"""

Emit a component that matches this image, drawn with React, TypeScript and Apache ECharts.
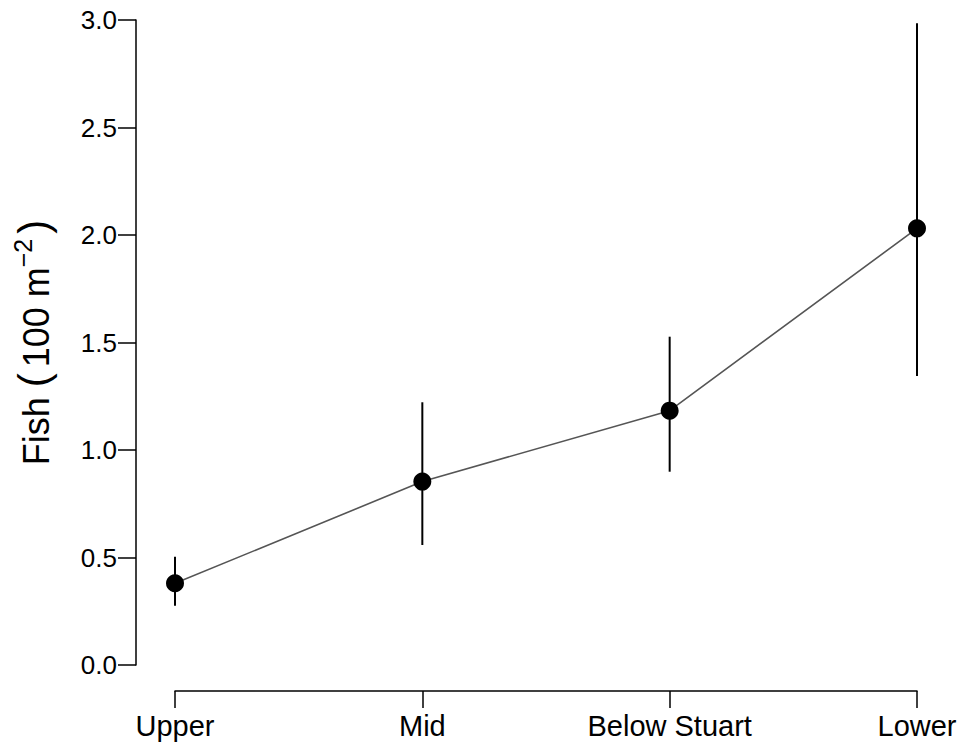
import React, { useEffect, useRef } from "react";
import * as echarts from "echarts";

const categories = ["Upper", "Mid", "Below Stuart", "Lower"];
const means = [0.38, 0.853, 1.183, 2.031];
const lowerBounds = [0.276, 0.558, 0.899, 1.344];
const upperBounds = [0.504, 1.222, 1.527, 2.985];
const yTicks = { min: 0, max: 3, interval: 0.5 };

const FONT = "'Liberation Sans', Arial, Helvetica, sans-serif";

export default function App() {
  const ref = useRef<HTMLDivElement>(null);
  useEffect(() => {
    if (!ref.current) return;
    const chart = echarts.init(ref.current, null, { renderer: "svg" });
    const errData = categories.map((c, i) => [i, lowerBounds[i], upperBounds[i]]);
    chart.setOption({
      animation: false,
      backgroundColor: "#ffffff",
      textStyle: { fontFamily: FONT },
      grid: { left: 175, right: 46, top: 20, bottom: 84, containLabel: false },
      xAxis: {
        type: "category",
        data: categories,
        boundaryGap: false,
        offset: 26,
        axisLine: { show: true, onZero: false, lineStyle: { color: "#000", width: 1.5 } },
        axisTick: { show: true, length: 17, inside: false, alignWithLabel: true, lineStyle: { color: "#000", width: 1.5 } },
        axisLabel: { color: "#000", fontSize: 29, fontFamily: FONT, margin: 20, interval: 0 },
        splitLine: { show: false },
      },
      yAxis: {
        type: "value",
        min: yTicks.min,
        max: yTicks.max,
        interval: yTicks.interval,
        offset: 39,
        axisLine: { show: true, onZero: false, lineStyle: { color: "#000", width: 1.5 } },
        axisTick: { show: true, length: 18, inside: false, lineStyle: { color: "#000", width: 1.5 } },
        axisLabel: {
          color: "#000",
          fontSize: 26,
          fontFamily: FONT,
          margin: 19,
          formatter: (v: number) => v.toFixed(1),
        },
        splitLine: { show: false },
        name: "{a|Fish }{p|(}{a|100 m}{b|−2}{q|)}",
        nameLocation: "middle",
        nameRotate: 90,
        nameGap: 82,
        nameTextStyle: {
          rich: {
            a: { fontSize: 36, fontFamily: FONT, color: "#000", lineHeight: 44, verticalAlign: "bottom" },
            p: { fontSize: 42, fontFamily: FONT, color: "#000", lineHeight: 44, verticalAlign: "bottom", padding: [0, 6, 0, 0] },
            q: { fontSize: 42, fontFamily: FONT, color: "#000", lineHeight: 44, verticalAlign: "bottom", padding: [0, 0, 0, 5] },
            b: { fontSize: 25, fontFamily: FONT, color: "#000", lineHeight: 44, verticalAlign: "top", padding: [0, 0, 0, 0] },
          },
        },
      },
      series: [
        {
          type: "custom",
          z: 1,
          data: errData,
          encode: { x: 0, y: [1, 2] },
          renderItem: (params: any, api: any) => {
            const x = api.value(0);
            const p1 = api.coord([x, api.value(1)]);
            const p2 = api.coord([x, api.value(2)]);
            return {
              type: "line",
              shape: { x1: p1[0], y1: p1[1], x2: p2[0], y2: p2[1] },
              style: { stroke: "#000", lineWidth: 2 },
            };
          },
        },
        {
          type: "line",
          z: 2,
          data: means,
          symbol: "circle",
          symbolSize: 18,
          itemStyle: { color: "#000" },
          lineStyle: { color: "#555555", width: 1.6 },
        },
      ],
    });
    return () => chart.dispose();
  }, []);
  return <div ref={ref} style={{ position: "fixed", left: 0, top: 0, width: 963, height: 749 }} />;
}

"""

### WHAT IS ASKED
Leave out all pictures, then copy the remaining material exactly.

### WRITTEN SOLUTION
Emit a component that matches this image, drawn with React, TypeScript and Apache ECharts.
import React, { useEffect, useRef } from "react";
import * as echarts from "echarts";

const categories = ["Upper", "Mid", "Below Stuart", "Lower"];
const means = [0.38, 0.853, 1.183, 2.031];
const lowerBounds = [0.276, 0.558, 0.899, 1.344];
const upperBounds = [0.504, 1.222, 1.527, 2.985];
const yTicks = { min: 0, max: 3, interval: 0.5 };

const FONT = "'Liberation Sans', Arial, Helvetica, sans-serif";

export default function App() {
  const ref = useRef<HTMLDivElement>(null);
  useEffect(() => {
    if (!ref.current) return;
    const chart = echarts.init(ref.current, null, { renderer: "svg" });
    const errData = categories.map((c, i) => [i, lowerBounds[i], upperBounds[i]]);
    chart.setOption({
      animation: false,
      backgroundColor: "#ffffff",
      textStyle: { fontFamily: FONT },
      grid: { left: 175, right: 46, top: 20, bottom: 84, containLabel: false },
      xAxis: {
        type: "category",
        data: categories,
        boundaryGap: false,
        offset: 26,
        axisLine: { show: true, onZero: false, lineStyle: { color: "#000", width: 1.5 } },
        axisTick: { show: true, length: 17, inside: false, alignWithLabel: true, lineStyle: { color: "#000", width: 1.5 } },
        axisLabel: { color: "#000", fontSize: 29, fontFamily: FONT, margin: 20, interval: 0 },
        splitLine: { show: false },
      },
      yAxis: {
        type: "value",
        min: yTicks.min,
        max: yTicks.max,
        interval: yTicks.interval,
        offset: 39,
        axisLine: { show: true, onZero: false, lineStyle: { color: "#000", width: 1.5 } },
        axisTick: { show: true, length: 18, inside: false, lineStyle: { color: "#000", width: 1.5 } },
        axisLabel: {
          color: "#000",
          fontSize: 26,
          fontFamily: FONT,
          margin: 19,
          formatter: (v: number) => v.toFixed(1),
        },
        splitLine: { show: false },
        name: "{a|Fish }{p|(}{a|100 m}{b|−2}{q|)}",
        nameLocation: "middle",
        nameRotate: 90,
        nameGap: 82,
        nameTextStyle: {
          rich: {
            a: { fontSize: 36, fontFamily: FONT, color: "#000", lineHeight: 44, verticalAlign: "bottom" },
            p: { fontSize: 42, fontFamily: FONT, color: "#000", lineHeight: 44, verticalAlign: "bottom", padding: [0, 6, 0, 0] },
            q: { fontSize: 42, fontFamily: FONT, color: "#000", lineHeight: 44, verticalAlign: "bottom", padding: [0, 0, 0, 5] },
            b: { fontSize: 25, fontFamily: FONT, color: "#000", lineHeight: 44, verticalAlign: "top", padding: [0, 0, 0, 0] },
          },
        },
      },
      series: [
        {
          type: "custom",
          z: 1,
          data: errData,
          encode: { x: 0, y: [1, 2] },
          renderItem: (params: any, api: any) => {
            const x = api.value(0);
            const p1 = api.coord([x, api.value(1)]);
            const p2 = api.coord([x, api.value(2)]);
            return {
              type: "line",
              shape: { x1: p1[0], y1: p1[1], x2: p2[0], y2: p2[1] },
              style: { stroke: "#000", lineWidth: 2 },
            };
          },
        },
        {
          type: "line",
          z: 2,
          data: means,
          symbol: "circle",
          symbolSize: 18,
          itemStyle: { color: "#000" },
          lineStyle: { color: "#555555", width: 1.6 },
        },
      ],
    });
    return () => chart.dispose();
  }, []);
  return <div ref={ref} style={{ position: "fixed", left: 0, top: 0, width: 963, height: 749 }} />;
}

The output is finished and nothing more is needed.